*Data excerpts:*

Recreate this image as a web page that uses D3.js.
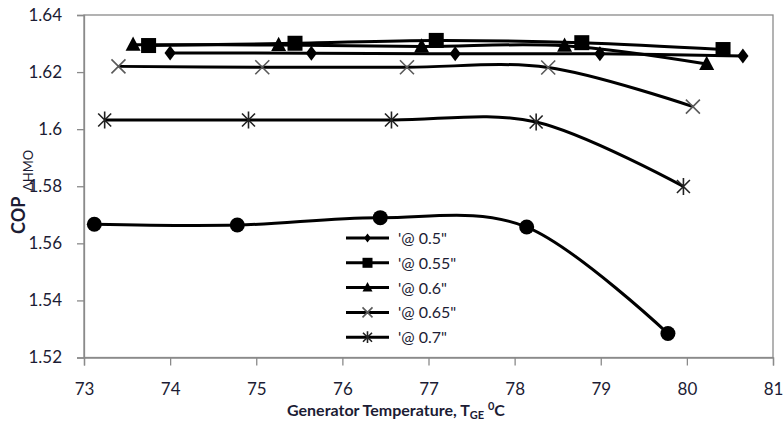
<!DOCTYPE html>
<html>
<head>
<meta charset="utf-8">
<script src="https://cdn.jsdelivr.net/npm/d3@7"></script>
<style>
  body { margin: 0; background: #fff; }
  svg { display: block; font-family: Lato, "Open Sans", sans-serif; }
</style>
</head>
<body>
<div id="chart"></div>
<script>
// Generator temperature (x) and COP values for each series
const temp05 = [74.0, 75.64, 77.31, 78.99, 80.65];
const cop05 = [1.6267, 1.6266, 1.6264, 1.6264, 1.6256];

const temp055 = [73.75, 75.45, 77.09, 78.78, 80.42];
const cop055 = [1.6293, 1.6301, 1.6311, 1.6303, 1.6279];

const temp06 = [73.57, 75.26, 76.92, 78.58, 80.23];
const cop06 = [1.6296, 1.6295, 1.6290, 1.6292, 1.6228];

const temp065 = [73.40, 75.07, 76.75, 78.39, 80.07];
const cop065 = [1.6220, 1.6217, 1.6217, 1.6216, 1.6079];

const temp07 = [73.24, 74.91, 76.57, 78.25, 79.96];
const cop07 = [1.6032, 1.6032, 1.6032, 1.6025, 1.5799];

// extra series with round markers (not in legend)
const tempDot = [73.12, 74.78, 76.44, 78.14, 79.78];
const copDot = [1.5667, 1.5664, 1.5690, 1.5657, 1.5284];

const xTicks = [73, 74, 75, 76, 77, 78, 79, 80, 81];
const yTicks = [1.52, 1.54, 1.56, 1.58, 1.60, 1.62, 1.64];
const legendLabels = ["'@ 0.5\"", "'@ 0.55\"", "'@ 0.6\"", "'@ 0.65\"", "'@ 0.7\""];

const W = 783, H = 421;
const LEFT = 84, RIGHT = 773, TOP = 15, BOTTOM = 357.5;
const axisColor = '#8a8a8a';
const textColor = '#1c1c34';

const x = d3.scaleLinear().domain([73, 81]).range([LEFT, RIGHT]);
const y = d3.scaleLinear().domain([1.52, 1.64]).range([BOTTOM, TOP]);

const svg = d3.select('#chart').append('svg')
  .attr('width', W).attr('height', H);

// plot frame
svg.append('rect')
  .attr('x', LEFT).attr('y', TOP)
  .attr('width', RIGHT - LEFT).attr('height', BOTTOM - TOP)
  .attr('fill', 'none').attr('stroke', axisColor).attr('stroke-width', 1.3);

// axes
const yAxis = svg.append('g')
  .attr('transform', `translate(${LEFT},0)`)
  .call(d3.axisLeft(y).tickValues(yTicks).tickSize(7).tickPadding(15)
    .tickFormat(d => d3.format('')(+d.toFixed(2))));
const xAxis = svg.append('g')
  .attr('transform', `translate(0,${BOTTOM})`)
  .call(d3.axisBottom(x).tickValues(xTicks).tickSize(8).tickPadding(17));

[yAxis, xAxis].forEach(g => {
  g.select('.domain').attr('stroke', axisColor).attr('stroke-width', 1.3);
  g.selectAll('.tick line').attr('stroke', axisColor).attr('stroke-width', 1.3);
  g.selectAll('.tick text').attr('fill', textColor)
    .style('font-size', '17px').style('font-family', 'Lato, sans-serif');
});

// axis titles
const xt = svg.append('text')
  .attr('x', 287).attr('y', 416)
  .attr('fill', textColor)
  .style('font-size', '16px').style('font-weight', 'bold');
xt.append('tspan').text('Generator Temperature, T');
xt.append('tspan').attr('dy', 3).style('font-size', '11px').text('GE');
xt.append('tspan').attr('dy', -3).text(' ');
xt.append('tspan').attr('dy', -6).style('font-size', '11px').text('0');
xt.append('tspan').attr('dy', 6).text('C');

svg.append('text')
  .attr('transform', 'translate(25,234) rotate(-90)')
  .attr('fill', textColor)
  .style('font-size', '18px').style('font-weight', 'bold')
  .text('COP');
svg.append('text')
  .attr('transform', 'translate(33,191) rotate(-90)')
  .attr('fill', textColor)
  .style('font-size', '13px')
  .text('ΔHMO');

// marker shapes
function marker(g, type, s) {
  if (type === 'diamond') {
    g.append('path')
      .attr('d', `M0,${-s}L${s * 0.75},0L0,${s}L${-s * 0.75},0Z`)
      .attr('fill', '#000');
  } else if (type === 'square') {
    g.append('rect').attr('x', -s).attr('y', -s)
      .attr('width', 2 * s).attr('height', 2 * s).attr('fill', '#000');
  } else if (type === 'triangle') {
    g.append('path')
      .attr('d', `M0,${-s * 1.1}L${s},${s * 0.8}L${-s},${s * 0.8}Z`)
      .attr('fill', '#000');
  } else if (type === 'circle') {
    g.append('circle').attr('r', s).attr('fill', '#000');
  } else if (type === 'cross') {
    g.append('path')
      .attr('d', `M${-s},${-s}L${s},${s}M${-s},${s}L${s},${-s}`)
      .attr('stroke', '#5a5a5a').attr('stroke-width', 1.6).attr('fill', 'none');
  } else if (type === 'star') {
    g.append('path')
      .attr('d', `M${-s},${-s}L${s},${s}M${-s},${s}L${s},${-s}M0,${-s * 1.3}L0,${s * 1.3}`)
      .attr('stroke', '#222').attr('stroke-width', 1.6).attr('fill', 'none');
  }
}

const series = [
  { xs: temp05, ys: cop05, type: 'diamond', size: 7.5, legend: 4.5 },
  { xs: temp055, ys: cop055, type: 'square', size: 7.5, legend: 5 },
  { xs: temp06, ys: cop06, type: 'triangle', size: 7.5, legend: 5 },
  { xs: temp065, ys: cop065, type: 'cross', size: 7, legend: 5 },
  { xs: temp07, ys: cop07, type: 'star', size: 6.5, legend: 4.5 },
  { xs: tempDot, ys: copDot, type: 'circle', size: 7.5 }
];

const line = d3.line()
  .x(d => x(d[0])).y(d => y(d[1]))
  .curve(d3.curveCardinal.tension(0));

series.forEach(s => {
  const pts = s.xs.map((v, i) => [v, s.ys[i]]);
  svg.append('path')
    .datum(pts)
    .attr('d', line)
    .attr('fill', 'none')
    .attr('stroke', '#000')
    .attr('stroke-width', 3);
  pts.forEach(p => {
    const g = svg.append('g').attr('transform', `translate(${x(p[0])},${y(p[1])})`);
    marker(g, s.type, s.size);
  });
});

// legend
const legend = svg.append('g').attr('transform', 'translate(346,238)');
legendLabels.forEach((label, i) => {
  const row = legend.append('g').attr('transform', `translate(0,${i * 24.8})`);
  row.append('line').attr('x1', 0).attr('x2', 43)
    .attr('stroke', '#000').attr('stroke-width', 3);
  const m = row.append('g').attr('transform', 'translate(21.5,0)');
  marker(m, series[i].type, series[i].legend);
  row.append('text')
    .attr('x', 52).attr('y', 6)
    .attr('fill', textColor)
    .style('font-size', '16px')
    .text(label);
});
</script>
</body>
</html>
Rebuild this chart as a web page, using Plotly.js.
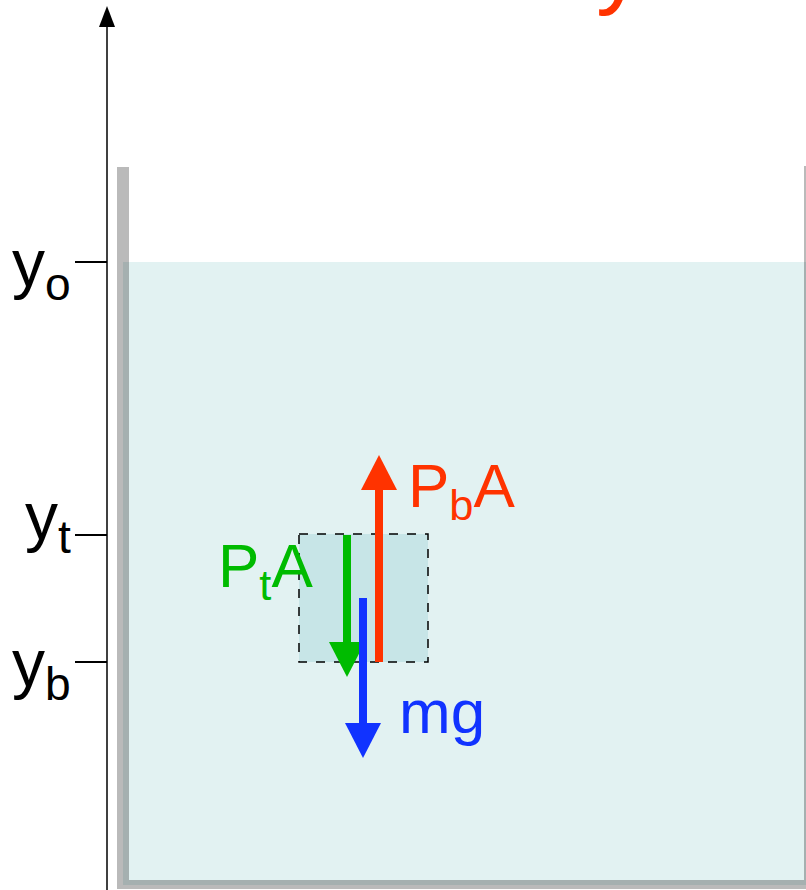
<!DOCTYPE html>
<html>
<head>
<meta charset="utf-8">
<script src="https://cdn.plot.ly/plotly-3.0.1.min.js"></script>
<style>html,body{margin:0;padding:0;background:#fff;}#chart{width:806px;height:890px;}</style>
</head>
<body>
<div id="chart"></div>
<script>
// ---- data (diagram coordinates: x to the right, y downward from the top edge) ----
const levelLabels = ['y<sub>o</sub>', 'y<sub>t</sub>', 'y<sub>b</sub>'];
const levelValues = [262, 535, 662];

const forceLabels = ['P<sub>t</sub>A', 'mg', 'P<sub>b</sub>A'];
const forceX      = [347, 363, 379];
const forceFrom   = [535, 598, 662];
const forceTo     = [677, 758, 455];

const waterX = [123, 806];
const waterY = [262, 885];
const wallTop = 167;
const tankBottom = 889;
const boxX = [299, 428];
const boxY = [534, 662];

const axisX = 107;
const axisTip = 6;
const titleText = 'y';

// ---- styles / label placement ----
const forceColors = ['#00bb00', '#1133ff', '#ff3300'];
const forceLabelPos = [
  {x: 216, y: 570},
  {x: 397, y: 711},
  {x: 406, y: 490}
];
const levelLabelPos = [
  {x: 73, y: 268},
  {x: 73, y: 521},
  {x: 73, y: 668}
];
const headLen = 35, headHalf = 18, shaftW = 8;
const FONT = 'Liberation Sans, Arial, sans-serif';

const traces = [];
// vertical axis line + arrow head
traces.push({x: [axisX, axisX], y: [890, axisTip + 20], mode: 'lines',
  line: {color: '#000', width: 1.5}, hoverinfo: 'skip'});
traces.push({x: [axisX - 8, axisX, axisX + 8, axisX - 8], y: [axisTip + 21, axisTip, axisTip + 21, axisTip + 21],
  mode: 'lines', fill: 'toself', fillcolor: '#000', line: {width: 0, color: '#000'}, hoverinfo: 'skip'});

// force arrows
for (let i = 0; i < forceX.length; i++) {
  const dir = Math.sign(forceTo[i] - forceFrom[i]);
  const base = forceTo[i] - dir * headLen;
  traces.push({x: [forceX[i], forceX[i]], y: [forceFrom[i], base + dir * 2], mode: 'lines',
    line: {color: forceColors[i], width: shaftW}, hoverinfo: 'skip'});
  traces.push({x: [forceX[i] - headHalf, forceX[i], forceX[i] + headHalf, forceX[i] - headHalf],
    y: [base, forceTo[i], base, base], mode: 'lines', fill: 'toself',
    fillcolor: forceColors[i], line: {width: 0, color: forceColors[i]}, hoverinfo: 'skip'});
}

const wallFill = 'rgba(0,0,0,0.27)';
const shapes = [
  {type: 'rect', layer: 'below', xref: 'x', yref: 'y', x0: waterX[0], x1: waterX[1], y0: waterY[0], y1: waterY[1],
   fillcolor: '#e2f2f2', line: {width: 0}},
  {type: 'rect', layer: 'below', xref: 'x', yref: 'y', x0: boxX[0], x1: boxX[1], y0: boxY[0], y1: boxY[1],
   fillcolor: '#c7e5e7', line: {color: '#000', width: 1.5, dash: 'dash'}},
  {type: 'rect', layer: 'above', xref: 'x', yref: 'y', x0: 117, x1: 129, y0: wallTop, y1: tankBottom,
   fillcolor: wallFill, line: {width: 0}},
  {type: 'rect', layer: 'above', xref: 'x', yref: 'y', x0: 129, x1: 806, y0: 880, y1: tankBottom,
   fillcolor: wallFill, line: {width: 0}},
  {type: 'rect', layer: 'above', xref: 'x', yref: 'y', x0: 804, x1: 807, y0: wallTop - 1, y1: 880,
   fillcolor: wallFill, line: {width: 0}}
];

const annotations = forceLabels.map((t, i) => ({
  x: forceLabelPos[i].x, y: forceLabelPos[i].y, xref: 'x', yref: 'y', text: t, showarrow: false,
  xanchor: 'left', yanchor: 'middle',
  font: {family: FONT, size: 62, color: forceColors[i]}
}));
levelLabels.forEach((t, i) => annotations.push({
  x: levelLabelPos[i].x, y: levelLabelPos[i].y, xref: 'x', yref: 'y', text: t, showarrow: false,
  xanchor: 'right', yanchor: 'middle',
  font: {family: FONT, size: 66, color: '#000'}
}));
annotations.push({x: 620, y: 18, xref: 'x', yref: 'y', text: titleText, showarrow: false,
  xanchor: 'center', yanchor: 'bottom',
  font: {family: FONT, size: 96, color: '#ff3300'}});

const layout = {
  width: 806, height: 890,
  margin: {l: 0, r: 0, t: 0, b: 0, pad: 0},
  paper_bgcolor: '#fff', plot_bgcolor: '#fff',
  showlegend: false,
  xaxis: {range: [0, 806], visible: false, fixedrange: true},
  yaxis: {range: [890, 0], anchor: 'free', position: axisX / 806,
    tickvals: levelValues, showticklabels: false, ticks: 'outside', ticklen: 32, tickwidth: 1.5,
    tickcolor: '#000', showline: false, showgrid: false, zeroline: false, automargin: false,
    fixedrange: true},
  shapes: shapes,
  annotations: annotations
};

Plotly.newPlot('chart', traces, layout, {displayModeBar: false, staticPlot: true});
</script>
</body>
</html>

*Your task:*
Write out an exact copy of the listing, first line through the line containing "const cop06 = [1.6296, 1.6295, 1.6290, 1.6292, 1.6228];", with the pictures left out.

*Exercise solution:*
Recreate this image as a web page that uses D3.js.
<!DOCTYPE html>
<html>
<head>
<meta charset="utf-8">
<script src="https://cdn.jsdelivr.net/npm/d3@7"></script>
<style>
  body { margin: 0; background: #fff; }
  svg { display: block; font-family: Lato, "Open Sans", sans-serif; }
</style>
</head>
<body>
<div id="chart"></div>
<script>
// Generator temperature (x) and COP values for each series
const temp05 = [74.0, 75.64, 77.31, 78.99, 80.65];
const cop05 = [1.6267, 1.6266, 1.6264, 1.6264, 1.6256];

const temp055 = [73.75, 75.45, 77.09, 78.78, 80.42];
const cop055 = [1.6293, 1.6301, 1.6311, 1.6303, 1.6279];

const temp06 = [73.57, 75.26, 76.92, 78.58, 80.23];
const cop06 = [1.6296, 1.6295, 1.6290, 1.6292, 1.6228];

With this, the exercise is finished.